HOT WATER BATHING
As recently as the 19th and early 20th centuries, people flocked to sites of natural hot water-spas to take ‘the cure’. Hoping to be cured of diseases such as tuberculosis or gout, many certainly experienced some measure of healing.
Fortunately, today many of the diseases that people hoped hot water bathing would help have been eradicated through better diet, modern hygiene, clean drinking water, immunization program and drugs.
The advent of the modern bathroom has brought hot water into almost every home. Hot water is more than just a convenience. Used properly, it is a powerful therapeutic tool which you can use in the convenience and privacy of your own bathroom.
PHYSIOLOGICAL EFFECTS OF HOT WATER
# Temporarily increased blood pressure followed by decreased blood pressure.
# Increased superficial circulation.
# Increased blood supply muscles.
# General muscle relaxation, relief of muscle spasm.
# Increased heart rate.
# Increased blood volume.
# Promotion of sweating and increased elimination of metabolic waste.
# Increased metabolism with more oxygen to the tissue and increasing carbon dioxide production.
# Increased respiration rate.
# Stimulation of the immune system and increased antibody production.
# Stimulation of liver chemistry and lactic acid conversion.
# Sedation of sensory motor neurons and pain relief.
Also read our article on: Importance of Drinking Water
INDICATIONS FOR HOT WATER BATHING
# Back pain
# Muscle spasm and muscle tension
# Sprains and strains
# Bruises and contusions.
CONTRA-INDICATIONS FOR HOT WATER BATHING
Hot water bathing is not advised when the following conditions are present. Keep in mind, too that the technique is not appropriate for infants and very young children.
# Acute fever
# Severe cardiac complications
# Acute bleeding, open wounds, pressure sores
# Acute skin infections, contagious skin rashes
# Thermal nerve deficiency
# Incontinence of bladder/bowel
# Severe hydrophobia
# Malignancy or active T.B.
PRECAUTIONS REGARDING HOT WATER BATHING
Check with your doctor if you have any of the following conditions and would like to try hot water bathing.
# Acute injury
# Postural hypo tension
# Cardiac history
# Obesity or physical disability
# Impaired balance
EXPERIENCE IN HOT WATER
When you first encounter hot water in the shower, the tub or the hot tub, it takes your body a few minutes to adjust to the new temperature sensation.
During these moments, you experience a temporary increase in blood pressure as the circulatory system respond to the new environment.
Blood rushed to the skin, where it is warmed by the hot water. This causes the blood vessels to expand and the blood pressure to drop back down.
The rush of warmed blood than penetrates deeper into the tissue below the skin, bringing more oxygen.
It also brings a soothing, relaxing sensation as the warmed blood continues to expand more vessels. Even chronically tight muscles, which are responsible for much back pain, begin to relax.

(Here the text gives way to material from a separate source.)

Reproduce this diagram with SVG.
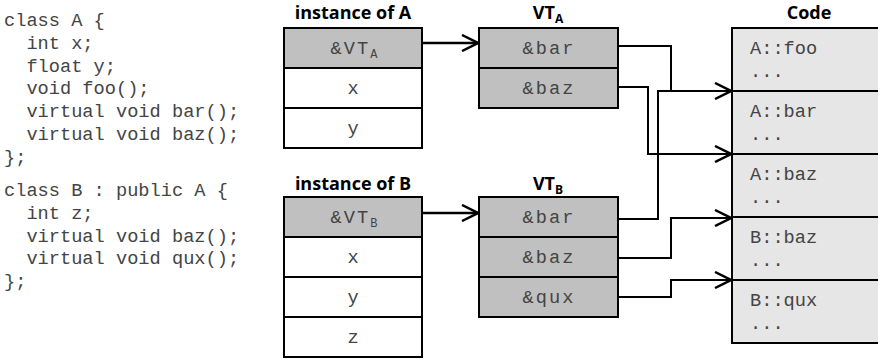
<svg xmlns="http://www.w3.org/2000/svg" width="878" height="359" viewBox="0 0 878 359">
  <style>
    .hdr { font-family: "Open Sans", "Liberation Sans", sans-serif; font-weight: bold; font-size: 18px; fill: #000; text-anchor: middle; }
    .sub { font-size: 12px; }
    .src { font-family: "Liberation Mono", "DejaVu Sans Mono", monospace; font-size: 18.67px; fill: #444; }
    .cell { font-family: "Liberation Mono", "DejaVu Sans Mono", monospace; font-size: 18.67px; fill: #444; text-anchor: middle; letter-spacing: 2px; }
    .csub { font-size: 12px; letter-spacing: 0; }
    .box { stroke: #000; stroke-width: 2; }
    .grey { fill: #c0c0c0; }
    .white { fill: #fff; }
    .codebg { fill: #e6e6e6; }
    .wire { fill: none; stroke: #000; stroke-width: 2; }
    .ptr { fill: none; stroke: #000; stroke-width: 2.5; }
  </style>
  <defs>
    <marker id="chev" viewBox="0 0 18 18" refX="17" refY="9" markerWidth="18" markerHeight="18" markerUnits="userSpaceOnUse" orient="auto">
      <path d="M1,1 L17,9 L1,17" fill="none" stroke="#000" stroke-width="2.5"/>
    </marker>
  </defs>

  <!-- C++ source for the two classes -->
  <g id="source">
    <text class="src" x="4" y="26">class A {</text>
    <text class="src" x="26.4" y="48.8">int x;</text>
    <text class="src" x="26.4" y="71.6">float y;</text>
    <text class="src" x="26.4" y="94.4">void foo();</text>
    <text class="src" x="26.4" y="117.2">virtual void bar();</text>
    <text class="src" x="26.4" y="140">virtual void baz();</text>
    <text class="src" x="4" y="162.8">};</text>
    <text class="src" x="4" y="196">class B : public A {</text>
    <text class="src" x="26.4" y="218.8">int z;</text>
    <text class="src" x="26.4" y="241.6">virtual void baz();</text>
    <text class="src" x="26.4" y="264.4">virtual void qux();</text>
    <text class="src" x="4" y="287.2">};</text>
  </g>

  <!-- object layout of an A -->
  <g id="instA">
    <text class="hdr" x="353" y="19">instance of A</text>
    <rect class="box grey" x="284" y="28" width="138" height="40"/>
    <rect class="box white" x="284" y="68" width="138" height="40"/>
    <rect class="box white" x="284" y="108" width="138" height="40"/>
    <text class="cell" x="354" y="54">&amp;VT<tspan class="csub" dy="4">A</tspan></text>
    <text class="cell" x="354" y="94">x</text>
    <text class="cell" x="354" y="134">y</text>
  </g>

  <!-- vtable of A -->
  <g id="vtA">
    <text class="hdr" x="548" y="19">VT<tspan class="sub" dy="4">A</tspan></text>
    <rect class="box grey" x="479" y="28" width="139" height="40"/>
    <rect class="box grey" x="479" y="68" width="139" height="40"/>
    <text class="cell" x="549" y="54">&amp;bar</text>
    <text class="cell" x="549" y="94">&amp;baz</text>
  </g>

  <!-- object layout of a B -->
  <g id="instB">
    <text class="hdr" x="353" y="190">instance of B</text>
    <rect class="box grey" x="284" y="197" width="138" height="40"/>
    <rect class="box white" x="284" y="237" width="138" height="40"/>
    <rect class="box white" x="284" y="277" width="138" height="40"/>
    <rect class="box white" x="284" y="317" width="138" height="40"/>
    <text class="cell" x="354" y="223">&amp;VT<tspan class="csub" dy="4">B</tspan></text>
    <text class="cell" x="354" y="263">x</text>
    <text class="cell" x="354" y="303">y</text>
    <text class="cell" x="354" y="343">z</text>
  </g>

  <!-- vtable of B -->
  <g id="vtB">
    <text class="hdr" x="548" y="190">VT<tspan class="sub" dy="4">B</tspan></text>
    <rect class="box grey" x="479" y="197" width="139" height="40"/>
    <rect class="box grey" x="479" y="237" width="139" height="40"/>
    <rect class="box grey" x="479" y="277" width="139" height="40"/>
    <text class="cell" x="549" y="223">&amp;bar</text>
    <text class="cell" x="549" y="263">&amp;baz</text>
    <text class="cell" x="549" y="303">&amp;qux</text>
  </g>

  <!-- code segment -->
  <g id="code">
    <text class="hdr" x="809" y="19">Code</text>
    <rect class="box codebg" x="732" y="28" width="160" height="315"/>
    <line class="box" x1="732" y1="91" x2="892" y2="91"/>
    <line class="box" x1="732" y1="154" x2="892" y2="154"/>
    <line class="box" x1="732" y1="217" x2="892" y2="217"/>
    <line class="box" x1="732" y1="280" x2="892" y2="280"/>
    <text class="src" x="750" y="54">A::foo</text>
    <text class="src" x="750" y="77">...</text>
    <text class="src" x="750" y="117">A::bar</text>
    <text class="src" x="750" y="140">...</text>
    <text class="src" x="750" y="180">A::baz</text>
    <text class="src" x="750" y="203">...</text>
    <text class="src" x="750" y="243">B::baz</text>
    <text class="src" x="750" y="266">...</text>
    <text class="src" x="750" y="306">B::qux</text>
    <text class="src" x="750" y="329">...</text>
  </g>

  <!-- pointers -->
  <g id="connectors">
    <path class="ptr" d="M422,43 H478" marker-end="url(#chev)"/>
    <path class="ptr" d="M422,213 H478" marker-end="url(#chev)"/>
    <path class="wire" d="M618,46 H671 V91 H731" marker-end="url(#chev)"/>
    <path class="wire" d="M618,87 H648 V154 H731" marker-end="url(#chev)"/>
    <path class="wire" d="M618,219 H658 V91 H731"/>
    <path class="wire" d="M618,258 H671 V218 H731" marker-end="url(#chev)"/>
    <path class="wire" d="M618,297 H671 V280 H731" marker-end="url(#chev)"/>
  </g>
</svg>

That allows the free movement necessary for exercise and stretching.
At the same time that the muscles begin to relax, the nerves are soothed and pain is relieved.
As the heat goes deeper, your body temperature may increase to as high as 99 degree few more. This is a beneficial effect, helping your body eliminate metabolic products.
HOW HOT A BATH?
Heat tolerance is one of those individual preferences, so when bathing, find what feels best for you. Don’t scald or parboil yourself! Remember that hot water has many physiological effects and take these into account for therapeutic and safety purposes.
For example: Hot water lowers blood pressure, so be careful when beginning to stand up out of a bath tub, especially if it is very hot. If you feel dizzy, proceed with great caution.
Sit for a while first and let your upper body cool down out of the water before attending to stand up.
You sweat a lot in hot water, particularly on your head, so drink some water when you’re thirsty and wipe your face with the cool damp wash cloth.
FOR ADDITIONALLY LUXURY
For a nifty way to turn your bath into an herbal bath is to drop a bag of chamomile or mint tea into your bath water. Both will add soothing effect and feel great. They also won’t dry the skin as much as soaps, perfumes and bubble baths.